The culture of online civility is harming us all.
By Jillian York | MOTHERBOARD
As politics in the US and Europe have become increasingly divisive, there’s been a push by op-ed writers and politicians alike for more „civility“ in our debates, including online. Amidst this push comes a new tool by Google’s Jigsaw that uses machine learning to rank what it calls the „toxicity“ of a given sentence or phrase.
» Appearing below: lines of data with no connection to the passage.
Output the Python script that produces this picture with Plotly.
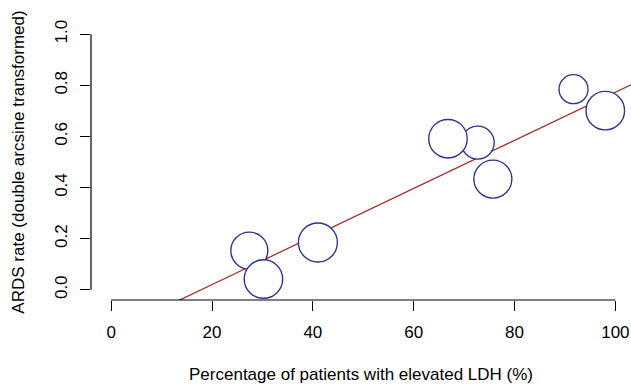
import plotly.graph_objects as go

# Data
pct_elevated_ldh = [27.4, 30.2, 41.0, 66.8, 72.7, 75.7, 91.7, 98.0]
ards_rate = [0.153, 0.042, 0.185, 0.591, 0.576, 0.433, 0.785, 0.701]
bubble_size = [37, 38.5, 39, 38.5, 33, 38, 29, 38.5]

reg_intercept = -0.168
reg_slope = 0.00941

x_ticks = [0, 20, 40, 60, 80, 100]
y_ticks = [0.0, 0.2, 0.4, 0.6, 0.8, 1.0]
y_tick_labels = ["0.0", "0.2", "0.4", "0.6", "0.8", "1.0"]

x_range = [-4, 103.1]
y_range = [-0.04, 1.04]

line_x = [x_range[0], x_range[1]]
line_y = [reg_intercept + reg_slope * v for v in line_x]

# draw smaller bubbles first so larger ones sit on top
order = sorted(range(len(bubble_size)), key=lambda i: bubble_size[i])

fig = go.Figure()
fig.add_trace(go.Scatter(
    x=line_x, y=line_y, mode="lines",
    line=dict(color="#A3302B", width=1.3),
    showlegend=False, hoverinfo="skip",
))
fig.add_trace(go.Scatter(
    x=[pct_elevated_ldh[i] for i in order],
    y=[ards_rate[i] for i in order],
    mode="markers",
    marker=dict(size=[bubble_size[i] for i in order], color="white",
                opacity=1,
                line=dict(color="#30308E", width=1.35)),
    showlegend=False,
))

font_family = "Liberation Sans, Arial, Helvetica, sans-serif"

fig.update_layout(
    width=631, height=384,
    margin=dict(l=90.5, r=0, t=24, b=84),
    plot_bgcolor="white", paper_bgcolor="white",
    font=dict(family=font_family, size=17, color="black"),
    xaxis=dict(
        range=x_range, tickvals=x_ticks, ticks="outside", ticklen=10,
        tickcolor="black", tickwidth=1, showgrid=False, zeroline=False,
        showline=False, ticklabelstandoff=7,
        title=dict(text="Percentage of patients with elevated LDH (%)",
                   standoff=26, font=dict(size=17)),
    ),
    yaxis=dict(
        range=y_range, tickvals=y_ticks, ticktext=y_tick_labels,
        ticks="outside", ticklen=10, tickangle=-90,
        tickcolor="black", tickwidth=1, showgrid=False, zeroline=False,
        showline=False, ticklabelstandoff=6,
        title=dict(text="ARDS rate (double arcsine transformed)",
                   standoff=23, font=dict(size=17)),
    ),
    shapes=[
        dict(type="line", xref="x", yref="paper", x0=0, x1=100, y0=0, y1=0,
             line=dict(color="black", width=1.2)),
        dict(type="line", xref="paper", yref="y", x0=0, x1=0, y0=0, y1=1,
             line=dict(color="black", width=1.2)),
    ],
)

fig.write_html("out.html")
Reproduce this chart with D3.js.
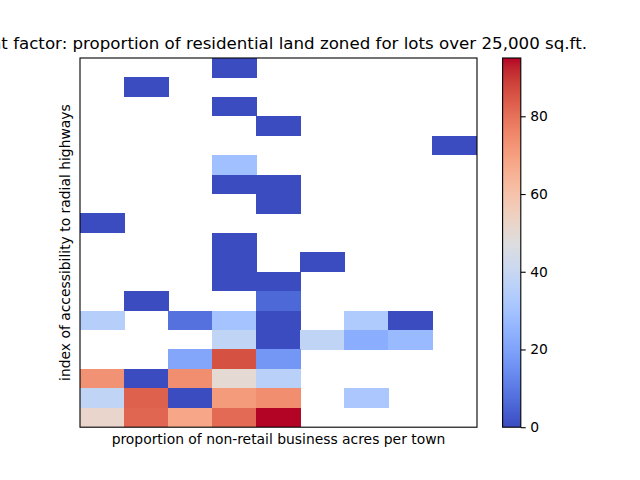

But as Dave Gershgorn reported for Quartz, the tool has been criticizedby researchers for being unable to identify certain hateful phrases, while categorizing innocuous word combinations as toxic.
The project, Perspective, is an API that was trained by asking people to rate online comments on a scale from „very toxic“ to „very healthy,“ with „toxic“ being defined as a „rude, disrespectful, or unreasonable comment that is likely to make you leave a discussion.“ It’s part of a growing effort to sanitize conversations online, which is reflective of a certain culture within Silicon Valley and the United States as a whole: The culture of civility.
The tool seems to rank profanity as highly toxic, while deeply harmful statements are often deemed safe
If we were merely kind to one another in our interactions, the argument goes, we would be less divided. Yet, this argument fails to recognize how politeness and charm have throughout history been used to dress up hateful speech, including online.